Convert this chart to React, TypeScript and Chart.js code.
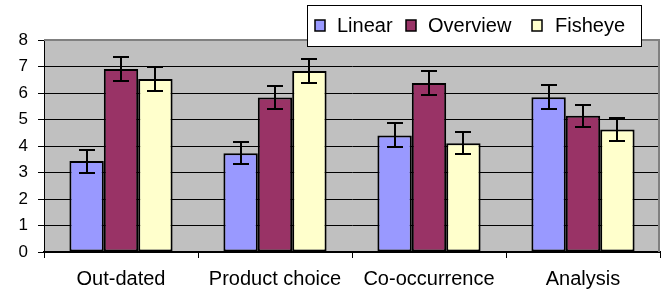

--

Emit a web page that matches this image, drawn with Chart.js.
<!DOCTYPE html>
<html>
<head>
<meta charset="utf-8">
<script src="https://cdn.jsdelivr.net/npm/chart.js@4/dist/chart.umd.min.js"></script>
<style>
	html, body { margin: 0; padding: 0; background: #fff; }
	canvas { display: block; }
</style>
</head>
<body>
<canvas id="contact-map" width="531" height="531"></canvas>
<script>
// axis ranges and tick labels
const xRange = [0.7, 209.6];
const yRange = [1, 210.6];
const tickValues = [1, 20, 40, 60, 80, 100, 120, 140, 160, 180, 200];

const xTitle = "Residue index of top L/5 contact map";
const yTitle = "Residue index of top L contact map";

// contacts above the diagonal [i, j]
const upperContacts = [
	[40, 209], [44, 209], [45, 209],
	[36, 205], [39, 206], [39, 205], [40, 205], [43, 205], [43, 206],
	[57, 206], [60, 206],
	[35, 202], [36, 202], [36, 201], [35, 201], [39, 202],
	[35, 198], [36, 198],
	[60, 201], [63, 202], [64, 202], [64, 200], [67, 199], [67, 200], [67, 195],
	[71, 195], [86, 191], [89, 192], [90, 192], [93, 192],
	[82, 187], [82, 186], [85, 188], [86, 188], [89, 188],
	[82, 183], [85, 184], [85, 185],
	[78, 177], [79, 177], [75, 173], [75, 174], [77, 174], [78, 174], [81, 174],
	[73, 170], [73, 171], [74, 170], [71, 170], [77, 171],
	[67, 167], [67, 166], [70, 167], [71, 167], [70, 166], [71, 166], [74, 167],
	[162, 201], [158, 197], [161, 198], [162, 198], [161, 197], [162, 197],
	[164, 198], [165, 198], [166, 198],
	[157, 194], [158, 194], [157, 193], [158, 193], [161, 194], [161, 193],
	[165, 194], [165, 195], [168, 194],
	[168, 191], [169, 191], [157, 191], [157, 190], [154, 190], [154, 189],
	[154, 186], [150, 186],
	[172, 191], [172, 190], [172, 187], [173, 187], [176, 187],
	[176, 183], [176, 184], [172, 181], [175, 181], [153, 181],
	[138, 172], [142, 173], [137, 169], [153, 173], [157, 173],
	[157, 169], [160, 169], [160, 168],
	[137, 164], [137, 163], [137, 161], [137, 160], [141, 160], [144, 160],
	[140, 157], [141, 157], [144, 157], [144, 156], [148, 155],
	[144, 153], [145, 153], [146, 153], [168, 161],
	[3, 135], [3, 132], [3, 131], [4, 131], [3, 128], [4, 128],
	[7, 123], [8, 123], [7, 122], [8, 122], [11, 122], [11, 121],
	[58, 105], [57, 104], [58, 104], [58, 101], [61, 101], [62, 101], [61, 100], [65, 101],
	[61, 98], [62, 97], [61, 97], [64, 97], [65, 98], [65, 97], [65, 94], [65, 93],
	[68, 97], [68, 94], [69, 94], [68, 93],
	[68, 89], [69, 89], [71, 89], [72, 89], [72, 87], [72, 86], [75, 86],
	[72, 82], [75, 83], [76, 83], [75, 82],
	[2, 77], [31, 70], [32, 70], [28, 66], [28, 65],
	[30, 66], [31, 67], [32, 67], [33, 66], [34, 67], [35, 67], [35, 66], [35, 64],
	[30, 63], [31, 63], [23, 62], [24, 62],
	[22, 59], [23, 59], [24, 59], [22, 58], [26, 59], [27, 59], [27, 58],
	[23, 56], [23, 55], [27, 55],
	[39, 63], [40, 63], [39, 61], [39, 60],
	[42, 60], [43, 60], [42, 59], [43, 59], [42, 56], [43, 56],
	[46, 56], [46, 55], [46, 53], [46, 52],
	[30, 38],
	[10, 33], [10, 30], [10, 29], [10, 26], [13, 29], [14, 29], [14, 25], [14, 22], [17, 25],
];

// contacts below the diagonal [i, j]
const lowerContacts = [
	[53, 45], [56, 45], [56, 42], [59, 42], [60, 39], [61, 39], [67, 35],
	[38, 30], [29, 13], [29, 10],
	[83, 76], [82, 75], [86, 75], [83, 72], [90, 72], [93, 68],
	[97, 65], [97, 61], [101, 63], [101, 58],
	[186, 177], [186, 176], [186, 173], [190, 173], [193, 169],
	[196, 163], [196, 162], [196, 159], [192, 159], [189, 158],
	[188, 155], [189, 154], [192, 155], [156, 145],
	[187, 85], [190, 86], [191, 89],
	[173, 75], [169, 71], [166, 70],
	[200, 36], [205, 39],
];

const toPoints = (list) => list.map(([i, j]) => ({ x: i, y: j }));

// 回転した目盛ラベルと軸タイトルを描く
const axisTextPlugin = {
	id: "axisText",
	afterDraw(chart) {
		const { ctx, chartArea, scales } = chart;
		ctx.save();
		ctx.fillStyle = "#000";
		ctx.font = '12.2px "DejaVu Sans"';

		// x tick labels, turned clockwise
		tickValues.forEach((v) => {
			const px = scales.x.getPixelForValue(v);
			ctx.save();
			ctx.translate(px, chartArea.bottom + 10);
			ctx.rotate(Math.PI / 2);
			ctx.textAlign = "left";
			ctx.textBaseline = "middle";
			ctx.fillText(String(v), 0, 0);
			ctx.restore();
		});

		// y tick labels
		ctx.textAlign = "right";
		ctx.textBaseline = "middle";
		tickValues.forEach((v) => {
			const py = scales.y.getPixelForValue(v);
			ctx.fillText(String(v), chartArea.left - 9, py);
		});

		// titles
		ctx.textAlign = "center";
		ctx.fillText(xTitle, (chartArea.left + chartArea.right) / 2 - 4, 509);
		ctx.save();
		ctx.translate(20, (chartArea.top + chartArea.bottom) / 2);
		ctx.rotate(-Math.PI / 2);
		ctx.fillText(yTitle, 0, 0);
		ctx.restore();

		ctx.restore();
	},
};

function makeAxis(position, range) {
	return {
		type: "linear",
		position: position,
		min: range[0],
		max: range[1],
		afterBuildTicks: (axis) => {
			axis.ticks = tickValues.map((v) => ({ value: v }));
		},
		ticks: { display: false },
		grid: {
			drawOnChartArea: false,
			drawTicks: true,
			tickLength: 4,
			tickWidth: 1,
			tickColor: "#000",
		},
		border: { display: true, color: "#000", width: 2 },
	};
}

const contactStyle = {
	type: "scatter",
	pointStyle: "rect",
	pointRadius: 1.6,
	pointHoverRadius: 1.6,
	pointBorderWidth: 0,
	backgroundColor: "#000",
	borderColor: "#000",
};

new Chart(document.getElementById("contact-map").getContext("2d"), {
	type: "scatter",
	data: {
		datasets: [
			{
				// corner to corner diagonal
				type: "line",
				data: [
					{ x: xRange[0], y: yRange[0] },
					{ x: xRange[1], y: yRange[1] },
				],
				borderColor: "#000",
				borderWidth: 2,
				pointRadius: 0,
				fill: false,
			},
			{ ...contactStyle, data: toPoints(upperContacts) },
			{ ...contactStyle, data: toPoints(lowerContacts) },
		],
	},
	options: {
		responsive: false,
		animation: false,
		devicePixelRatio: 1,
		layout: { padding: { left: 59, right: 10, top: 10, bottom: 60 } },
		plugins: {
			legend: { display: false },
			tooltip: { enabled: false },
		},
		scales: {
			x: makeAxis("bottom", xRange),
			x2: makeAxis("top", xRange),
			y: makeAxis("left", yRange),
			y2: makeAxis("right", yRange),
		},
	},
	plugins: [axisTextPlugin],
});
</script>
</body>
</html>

» **Stated goal**: Extract each line from the listing that holds the word "this".

» **Solution to the problem**:
Convert this chart to React, TypeScript and Chart.js code.
Emit a web page that matches this image, drawn with Chart.js.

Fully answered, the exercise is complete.